> **REQUIRED TASK**:
Your copy should hold exactly the lines from the one containing "Reproduce this chart with matplotlib." to the one containing "lbl.set_family('Liberation Sans')", inclusive, with no pictures.

** Start of DATA EXCERPTS **

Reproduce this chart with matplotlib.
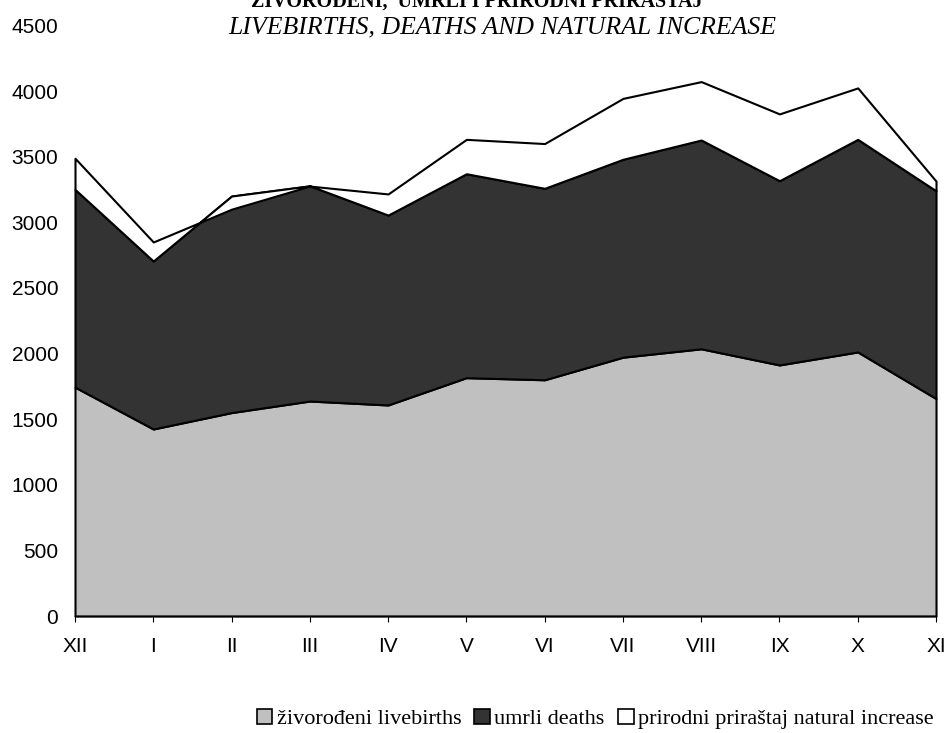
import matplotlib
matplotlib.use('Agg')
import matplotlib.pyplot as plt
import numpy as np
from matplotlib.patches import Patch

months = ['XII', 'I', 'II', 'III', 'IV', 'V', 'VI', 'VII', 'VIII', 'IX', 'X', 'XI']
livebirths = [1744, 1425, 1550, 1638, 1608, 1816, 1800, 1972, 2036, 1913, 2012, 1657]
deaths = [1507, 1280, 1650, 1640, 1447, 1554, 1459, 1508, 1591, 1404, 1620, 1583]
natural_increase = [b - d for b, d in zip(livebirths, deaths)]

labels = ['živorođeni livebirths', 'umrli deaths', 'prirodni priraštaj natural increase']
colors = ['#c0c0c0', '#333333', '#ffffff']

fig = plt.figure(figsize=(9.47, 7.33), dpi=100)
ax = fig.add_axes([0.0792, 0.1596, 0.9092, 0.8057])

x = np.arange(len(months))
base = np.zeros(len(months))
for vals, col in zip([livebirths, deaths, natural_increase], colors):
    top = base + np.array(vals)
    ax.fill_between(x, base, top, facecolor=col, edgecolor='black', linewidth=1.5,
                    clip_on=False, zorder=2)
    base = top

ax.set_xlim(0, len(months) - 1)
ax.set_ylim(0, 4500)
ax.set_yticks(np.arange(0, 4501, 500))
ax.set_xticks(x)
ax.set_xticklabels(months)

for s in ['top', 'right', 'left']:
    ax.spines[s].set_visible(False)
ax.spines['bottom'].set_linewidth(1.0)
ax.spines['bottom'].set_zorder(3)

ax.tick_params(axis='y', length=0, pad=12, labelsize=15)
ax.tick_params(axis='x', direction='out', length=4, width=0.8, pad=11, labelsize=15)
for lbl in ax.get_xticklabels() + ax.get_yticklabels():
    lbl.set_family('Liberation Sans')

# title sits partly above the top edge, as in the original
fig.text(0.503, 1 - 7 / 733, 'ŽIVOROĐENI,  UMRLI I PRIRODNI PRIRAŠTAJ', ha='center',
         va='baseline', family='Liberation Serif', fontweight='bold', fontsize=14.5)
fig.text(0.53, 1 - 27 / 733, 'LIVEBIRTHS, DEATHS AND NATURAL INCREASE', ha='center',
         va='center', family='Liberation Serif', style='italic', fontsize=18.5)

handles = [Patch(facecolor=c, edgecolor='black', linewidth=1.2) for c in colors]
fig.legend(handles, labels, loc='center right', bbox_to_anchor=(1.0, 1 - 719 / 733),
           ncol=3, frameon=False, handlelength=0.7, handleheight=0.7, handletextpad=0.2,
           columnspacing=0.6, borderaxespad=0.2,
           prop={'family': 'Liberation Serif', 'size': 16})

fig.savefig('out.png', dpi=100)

** End of DATA EXCERPTS **
** Start of DATA EXCERPTS **

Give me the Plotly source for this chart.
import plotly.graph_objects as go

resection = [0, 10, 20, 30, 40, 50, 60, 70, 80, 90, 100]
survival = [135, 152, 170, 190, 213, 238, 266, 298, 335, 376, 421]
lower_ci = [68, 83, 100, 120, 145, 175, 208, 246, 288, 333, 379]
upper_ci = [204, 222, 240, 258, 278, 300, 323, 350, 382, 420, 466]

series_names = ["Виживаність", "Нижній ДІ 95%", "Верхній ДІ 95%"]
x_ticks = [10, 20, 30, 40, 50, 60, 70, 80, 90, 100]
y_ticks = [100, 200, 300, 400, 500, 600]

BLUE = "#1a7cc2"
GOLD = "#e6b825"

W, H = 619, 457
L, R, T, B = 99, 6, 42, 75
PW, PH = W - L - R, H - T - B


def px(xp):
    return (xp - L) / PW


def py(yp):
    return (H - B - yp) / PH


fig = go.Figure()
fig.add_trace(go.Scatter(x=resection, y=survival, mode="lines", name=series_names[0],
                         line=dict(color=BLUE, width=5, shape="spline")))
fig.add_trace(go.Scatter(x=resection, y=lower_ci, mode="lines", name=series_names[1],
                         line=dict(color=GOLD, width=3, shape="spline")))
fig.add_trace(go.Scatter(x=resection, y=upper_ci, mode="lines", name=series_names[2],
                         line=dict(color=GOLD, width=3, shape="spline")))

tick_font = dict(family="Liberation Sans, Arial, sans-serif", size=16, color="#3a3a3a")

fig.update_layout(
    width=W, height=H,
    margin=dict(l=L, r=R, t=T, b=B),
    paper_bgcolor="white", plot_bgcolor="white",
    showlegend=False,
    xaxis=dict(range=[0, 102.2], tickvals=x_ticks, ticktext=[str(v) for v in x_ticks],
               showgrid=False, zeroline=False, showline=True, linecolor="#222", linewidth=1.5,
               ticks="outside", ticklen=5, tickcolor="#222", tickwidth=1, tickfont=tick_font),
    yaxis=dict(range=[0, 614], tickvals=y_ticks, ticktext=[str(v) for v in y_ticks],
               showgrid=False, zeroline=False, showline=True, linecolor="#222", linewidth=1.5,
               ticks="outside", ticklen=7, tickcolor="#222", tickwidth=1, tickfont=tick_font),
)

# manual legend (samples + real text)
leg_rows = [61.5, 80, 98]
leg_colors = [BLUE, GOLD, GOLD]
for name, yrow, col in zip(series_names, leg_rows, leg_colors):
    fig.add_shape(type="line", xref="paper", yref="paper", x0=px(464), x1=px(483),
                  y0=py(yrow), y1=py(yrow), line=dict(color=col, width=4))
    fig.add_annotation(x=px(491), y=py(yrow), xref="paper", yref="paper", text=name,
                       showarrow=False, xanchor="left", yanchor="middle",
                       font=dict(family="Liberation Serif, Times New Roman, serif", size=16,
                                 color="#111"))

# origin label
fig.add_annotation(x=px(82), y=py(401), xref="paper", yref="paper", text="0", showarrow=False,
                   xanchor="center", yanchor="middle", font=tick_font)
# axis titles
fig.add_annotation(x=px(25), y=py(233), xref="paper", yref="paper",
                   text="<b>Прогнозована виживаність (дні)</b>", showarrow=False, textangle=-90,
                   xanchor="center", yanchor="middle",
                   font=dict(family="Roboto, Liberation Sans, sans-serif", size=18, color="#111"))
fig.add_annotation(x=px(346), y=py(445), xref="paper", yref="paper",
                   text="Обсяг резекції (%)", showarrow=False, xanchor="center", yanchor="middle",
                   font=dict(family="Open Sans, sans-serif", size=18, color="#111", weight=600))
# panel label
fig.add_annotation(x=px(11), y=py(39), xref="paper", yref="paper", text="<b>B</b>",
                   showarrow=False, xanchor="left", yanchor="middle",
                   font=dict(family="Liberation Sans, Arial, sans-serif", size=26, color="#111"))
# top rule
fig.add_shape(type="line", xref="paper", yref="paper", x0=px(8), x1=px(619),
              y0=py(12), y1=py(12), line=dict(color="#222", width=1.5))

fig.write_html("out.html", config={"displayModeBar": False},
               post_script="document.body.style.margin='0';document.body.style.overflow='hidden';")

** End of DATA EXCERPTS **

> **REPLY TO THE EXERCISE**:
Reproduce this chart with matplotlib.
import matplotlib
matplotlib.use('Agg')
import matplotlib.pyplot as plt
import numpy as np
from matplotlib.patches import Patch

months = ['XII', 'I', 'II', 'III', 'IV', 'V', 'VI', 'VII', 'VIII', 'IX', 'X', 'XI']
livebirths = [1744, 1425, 1550, 1638, 1608, 1816, 1800, 1972, 2036, 1913, 2012, 1657]
deaths = [1507, 1280, 1650, 1640, 1447, 1554, 1459, 1508, 1591, 1404, 1620, 1583]
natural_increase = [b - d for b, d in zip(livebirths, deaths)]

labels = ['živorođeni livebirths', 'umrli deaths', 'prirodni priraštaj natural increase']
colors = ['#c0c0c0', '#333333', '#ffffff']

fig = plt.figure(figsize=(9.47, 7.33), dpi=100)
ax = fig.add_axes([0.0792, 0.1596, 0.9092, 0.8057])

x = np.arange(len(months))
base = np.zeros(len(months))
for vals, col in zip([livebirths, deaths, natural_increase], colors):
    top = base + np.array(vals)
    ax.fill_between(x, base, top, facecolor=col, edgecolor='black', linewidth=1.5,
                    clip_on=False, zorder=2)
    base = top

ax.set_xlim(0, len(months) - 1)
ax.set_ylim(0, 4500)
ax.set_yticks(np.arange(0, 4501, 500))
ax.set_xticks(x)
ax.set_xticklabels(months)

for s in ['top', 'right', 'left']:
    ax.spines[s].set_visible(False)
ax.spines['bottom'].set_linewidth(1.0)
ax.spines['bottom'].set_zorder(3)

ax.tick_params(axis='y', length=0, pad=12, labelsize=15)
ax.tick_params(axis='x', direction='out', length=4, width=0.8, pad=11, labelsize=15)
for lbl in ax.get_xticklabels() + ax.get_yticklabels():
    lbl.set_family('Liberation Sans')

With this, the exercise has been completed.